The lawmakers “strongly supported the proposed guidance and urged the CFTC to ensure the final guidance is as rigorous as possible.” Given that evaluating voluntary carbon credits and crediting programs “requires special expertise and is notoriously difficult,”[4] the letter also encouraged the CFTC “to use its anti‑fraud and anti‑manipulation enforcement authorities to publicly identify credits, crediting programs, methodologies, and types of mitigation activities that are readily susceptible to manipulation.”

Next Steps

The Lawmakers requested that the CFTC brief Congress one year after finalizing guidance for voluntary carbon credit derivatives regarding the implementation of the guidance, the state of the voluntary carbon credits market, and enforcement actions in such markets. Further, the letter requested that, “as we consider legislative action to strengthen the regulation of voluntary carbon markets,” the CFTC brief the signatories to the letter within 90 days on “whether additional authorities are needed to safeguard the integrity of voluntary carbon credit derivatives markets ‑ and if so, what additional authorities are needed.”

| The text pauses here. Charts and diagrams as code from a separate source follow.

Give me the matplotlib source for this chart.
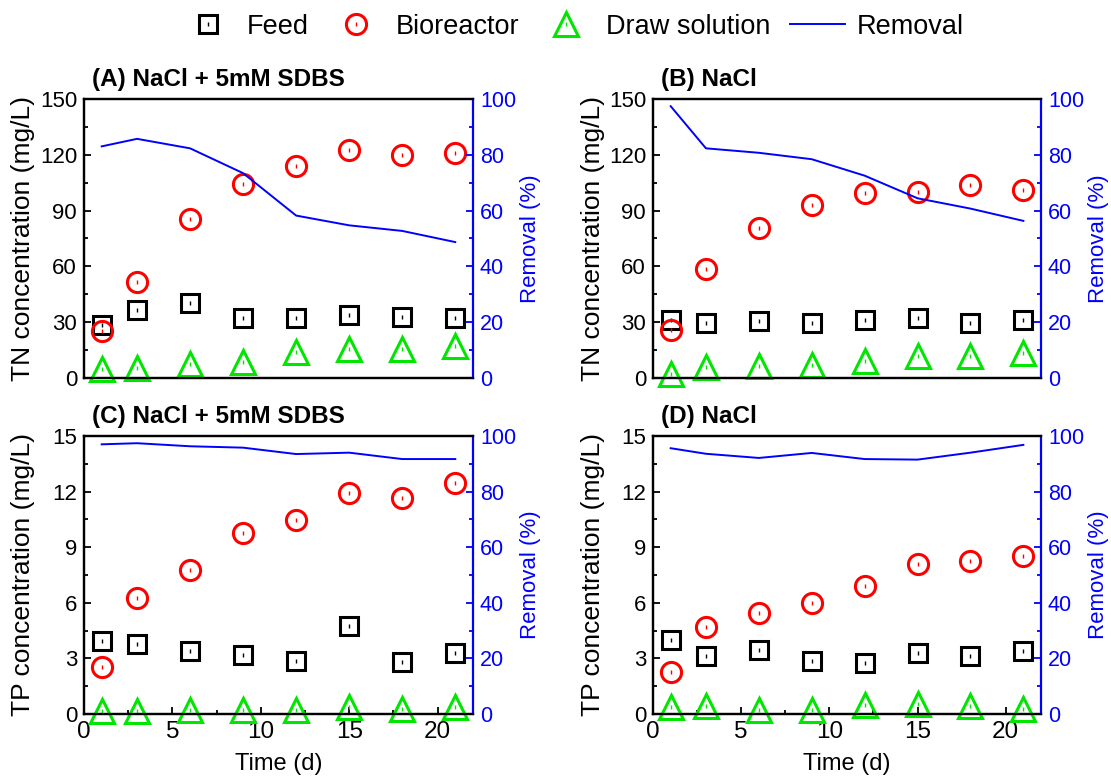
import matplotlib
matplotlib.use('Agg')
import matplotlib.pyplot as plt
from matplotlib.ticker import MultipleLocator

plt.rcParams['font.family'] = ['Liberation Sans', 'DejaVu Sans']

# --- data ---
days = [1, 3, 6, 9, 12, 15, 18, 21]

# (A) TN, NaCl + 5mM SDBS
tn_sdbs_feed = [28.4, 36.8, 40.4, 32.3, 32.5, 33.8, 32.9, 32.5]
tn_sdbs_bio = [25.1, 51.7, 85.5, 104.4, 114.1, 122.7, 119.8, 120.7]
tn_sdbs_draw = [5.0, 5.4, 7.7, 8.6, 14.0, 15.8, 15.8, 17.1]
tn_sdbs_removal = [83.0, 85.7, 82.3, 73.4, 58.2, 54.7, 52.7, 48.7]

# (B) TN, NaCl
tn_nacl_feed = [31.1, 29.6, 30.5, 29.6, 31.4, 32.5, 29.6, 31.4]
tn_nacl_bio = [25.7, 58.6, 80.5, 92.9, 99.2, 100.2, 103.6, 101.0]
tn_nacl_draw = [2.0, 5.9, 6.3, 6.8, 9.0, 11.7, 11.7, 13.5]
tn_nacl_removal = [97.4, 82.3, 80.7, 78.4, 72.5, 64.4, 60.7, 56.3]

# (C) TP, NaCl + 5mM SDBS
tp_sdbs_feed = [3.93, 3.78, 3.40, 3.19, 2.85, 4.74, 2.79, 3.28]
tp_sdbs_bio = [2.56, 6.25, 7.78, 9.76, 10.44, 11.90, 11.66, 12.44]
tp_sdbs_draw = [0.18, 0.14, 0.22, 0.22, 0.22, 0.36, 0.27, 0.36]
tp_sdbs_removal = [97.0, 97.4, 96.3, 95.8, 93.5, 94.0, 91.7, 91.7]

# (D) TP, NaCl
tp_nacl_feed = [4.00, 3.12, 3.44, 2.85, 2.77, 3.28, 3.12, 3.39]
tp_nacl_bio = [2.27, 4.72, 5.47, 6.01, 6.93, 8.07, 8.23, 8.52]
tp_nacl_draw = [0.40, 0.45, 0.23, 0.23, 0.50, 0.54, 0.45, 0.27]
tp_nacl_removal = [95.6, 93.6, 92.1, 93.9, 91.7, 91.5, 94.0, 96.8]

panels = [
    ('(A) NaCl + 5mM SDBS', 'TN concentration (mg/L)', 150, 30,
     tn_sdbs_feed, tn_sdbs_bio, tn_sdbs_draw, tn_sdbs_removal),
    ('(B) NaCl', 'TN concentration (mg/L)', 150, 30,
     tn_nacl_feed, tn_nacl_bio, tn_nacl_draw, tn_nacl_removal),
    ('(C) NaCl + 5mM SDBS', 'TP concentration (mg/L)', 15, 3,
     tp_sdbs_feed, tp_sdbs_bio, tp_sdbs_draw, tp_sdbs_removal),
    ('(D) NaCl', 'TP concentration (mg/L)', 15, 3,
     tp_nacl_feed, tp_nacl_bio, tp_nacl_draw, tp_nacl_removal),
]

positions = [
    [0.0756, 0.5179, 0.3501, 0.3559],
    [0.5878, 0.5179, 0.3492, 0.3559],
    [0.0756, 0.0893, 0.3501, 0.3546],
    [0.5878, 0.0893, 0.3492, 0.3546],
]

feed_c = 'black'
bio_c = '#ff0000'
draw_c = '#00e600'
rem_c = '#0000ff'
mew = 2.2

fig = plt.figure(figsize=(11.11, 7.84), dpi=100)
handles = None

for i, (title, ylabel, ymax, ystep, feed, bio, draw, rem) in enumerate(panels):
    ax = fig.add_axes(positions[i])
    ax2 = ax.twinx()

    series = [(feed, 's', 13, feed_c), (bio, 'o', 14.5, bio_c), (draw, '^', 17.5, draw_c)]
    hs = []
    for vals, mk, ms, c in series:
        l1, = ax.plot(days, vals, ls='none', marker=mk, ms=ms, mfc='none',
                      mec=c, mew=mew, clip_on=False, zorder=3)
        l2, = ax.plot(days, vals, ls='none', marker='|', ms=2.5, mew=1,
                      color=c, clip_on=False, zorder=3)
        hs.append((l1, l2))
    lr, = ax2.plot(days, rem, color=rem_c, lw=1.4)
    hs.append(lr)
    if handles is None:
        handles = hs

    ax.set_xlim(0, 22)
    ax.set_ylim(0, ymax)
    ax2.set_ylim(0, 100)
    ax.yaxis.set_major_locator(MultipleLocator(ystep))
    ax.yaxis.set_minor_locator(MultipleLocator(ystep / 2))
    ax2.yaxis.set_major_locator(MultipleLocator(20))
    ax2.yaxis.set_minor_locator(MultipleLocator(10))
    ax.xaxis.set_major_locator(MultipleLocator(5))
    ax.xaxis.set_minor_locator(MultipleLocator(2.5))

    for sp in ['left', 'top', 'bottom']:
        ax.spines[sp].set_linewidth(1.6)
        ax2.spines[sp].set_linewidth(1.6)
    ax2.spines['right'].set_color(rem_c)
    ax2.spines['right'].set_linewidth(1.6)
    ax.spines['right'].set_visible(False)

    ax.tick_params(axis='y', which='both', direction='in', labelsize=16,
                   width=1.3, pad=5)
    ax.tick_params(axis='y', which='major', length=5)
    ax.tick_params(axis='y', which='minor', length=3)
    ax2.tick_params(axis='y', which='both', direction='in', colors=rem_c,
                    labelsize=15.5, width=1.3, pad=5)
    ax2.tick_params(axis='y', which='major', length=5)
    ax2.tick_params(axis='y', which='minor', length=3)

    if i >= 2:
        ax.tick_params(axis='x', which='both', direction='in', labelsize=17.5,
                       width=1.3, pad=5)
        ax.tick_params(axis='x', which='major', length=5)
        ax.tick_params(axis='x', which='minor', length=3)
        ax.set_xlabel('Time (d)', fontsize=17, labelpad=7)
    else:
        ax.tick_params(axis='x', which='both', bottom=False, labelbottom=False)

    ax.set_ylabel(ylabel, fontsize=19)
    ax.yaxis.set_label_coords(-0.125, 0.5)
    ax2.set_ylabel('Removal (%)', fontsize=16, color=rem_c)
    ax2.yaxis.set_label_coords(1.12, 0.5)

    ax.text(0.02, 1.045, title, transform=ax.transAxes, fontsize=17.5,
            fontweight='bold', ha='left', va='baseline')

fig.legend(handles, ['Feed', 'Bioreactor', 'Draw solution', 'Removal'],
           loc='center', bbox_to_anchor=(0.515, 0.966), ncol=4, frameon=False,
           fontsize=19.5, handlelength=2.0, handletextpad=0.45, columnspacing=0.75)

fig.savefig('out.png', dpi=100)
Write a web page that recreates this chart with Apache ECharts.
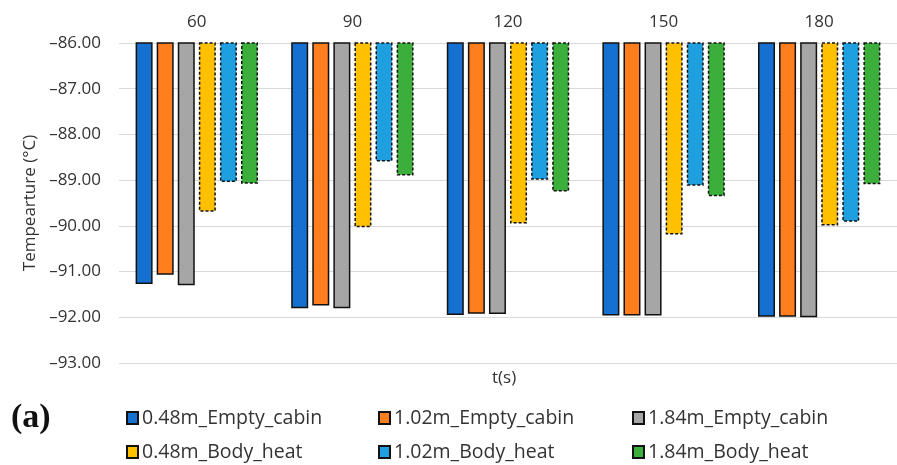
<!DOCTYPE html>
<html>
<head>
<meta charset="utf-8">
<script src="https://cdn.jsdelivr.net/npm/echarts@6/dist/echarts.min.js"></script>
<style>
  html, body { margin: 0; padding: 0; background: #fff; overflow: hidden; }
  #chart { width: 897px; height: 465px; }
</style>
</head>
<body>
<div id="chart"></div>
<script>
// Time steps (s)
const times = ['60', '90', '120', '150', '180'];

// Temperature (°C) at each height, empty cabin vs. with body heat
const empty048 = [-91.27, -91.80, -91.95, -91.96, -91.99];
const empty102 = [-91.07, -91.74, -91.92, -91.96, -91.99];
const empty184 = [-91.30, -91.80, -91.93, -91.96, -92.00];
const body048  = [-89.69, -90.03, -89.95, -90.19, -89.99];
const body102  = [-89.04, -88.59, -88.99, -89.12, -89.91];
const body184  = [-89.08, -88.90, -89.25, -89.35, -89.09];

const seriesNames = [
  '0.48m_Empty_cabin', '1.02m_Empty_cabin', '1.84m_Empty_cabin',
  '0.48m_Body_heat', '1.02m_Body_heat', '1.84m_Body_heat'
];
const seriesData = [empty048, empty102, empty184, body048, body102, body184];
const colors = ['#1670D0', '#FF7F1F', '#A6A6A6', '#FFC000', '#1E9FE0', '#3BAE3B'];
const dashed = [false, false, false, true, true, true];

const FONT = '"Open Sans", Lato, sans-serif';

const series = seriesNames.map((name, i) => ({
  name: name,
  type: 'bar',
  data: seriesData[i],
  barWidth: 17,
  barGap: '24%',
  clip: true,
  itemStyle: {
    color: colors[i],
    borderColor: '#111',
    borderWidth: 1.5,
    borderType: dashed[i] ? [3, 2] : 'solid'
  },
  emphasis: { disabled: true }
}));

// one legend block per series, laid out in a 3 x 2 grid
const legendLeft = [121, 373, 627];
const legendTop = [403, 437];
const legends = seriesNames.map((name, i) => ({
  data: [name],
  left: legendLeft[i % 3],
  top: legendTop[Math.floor(i / 3)],
  itemWidth: 11,
  itemHeight: 12,
  itemGap: 4,
  icon: 'rect',
  selectedMode: false,
  textStyle: { fontFamily: FONT, fontSize: 19.5, color: '#333', padding: [0, 0, 0, -1] }
}));

const chart = echarts.init(document.getElementById('chart'));
chart.setOption({
  animation: false,
  color: colors,
  // the plot area runs slightly past the right edge of the canvas
  grid: { left: 119, right: -11, top: 43, bottom: 102, containLabel: false },
  xAxis: {
    type: 'category',
    data: times,
    position: 'top',
    axisLine: { show: false },
    axisTick: { show: false },
    axisLabel: { fontFamily: FONT, fontSize: 17, color: '#333', margin: 12 }
  },
  yAxis: {
    type: 'value',
    min: -93,
    max: -86,
    interval: 1,
    name: 'Tempearture (°C)',
    nameLocation: 'middle',
    nameGap: 77,
    nameTextStyle: { fontFamily: FONT, fontSize: 17, color: '#333' },
    axisLine: { show: false },
    axisTick: { show: false },
    splitLine: { lineStyle: { color: '#d9d9d9', width: 1.2 } },
    axisLabel: {
      fontFamily: FONT, fontSize: 17, color: '#333', margin: 18,
      formatter: v => '\u2013' + Math.abs(v).toFixed(2)
    }
  },
  legend: legends,
  graphic: [
    {
      type: 'text', left: 492, top: 370,
      style: { text: 't(s)', fontFamily: FONT, fontSize: 17, fill: '#333' }
    },
    {
      type: 'text', left: 11, top: 401,
      style: { text: '(a)', fontFamily: '"Liberation Serif", "DejaVu Serif", serif', fontWeight: 'bold', fontSize: 34, fill: '#111' }
    }
  ],
  series: series
});
</script>
</body>
</html>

This letter signals increasing pressure from some legislators on regulators to use existing regulatory powers to address shortcomings and pitfalls in the carbon credit market, as well as the larger effort to reduce greenhouse gas emissions. It further appears to signal a recognition that, given the Supreme Court’s decision overturning the Chevron Doctrine[5], additional legislative action may be advisable to empower the CFTC to address the carbon credit marketplace. Interestingly, this letter was sent one day before the House Committee on Financial Services released a staff report broadly criticizing ESG efforts.[6] The growing focus from legislators, both supportive and critical, is likely to impact the actions of regulators. Entities operating in the carbon credit space should stay up‑to‑date with the latest legislative and regulatory developments in this quickly developing arena.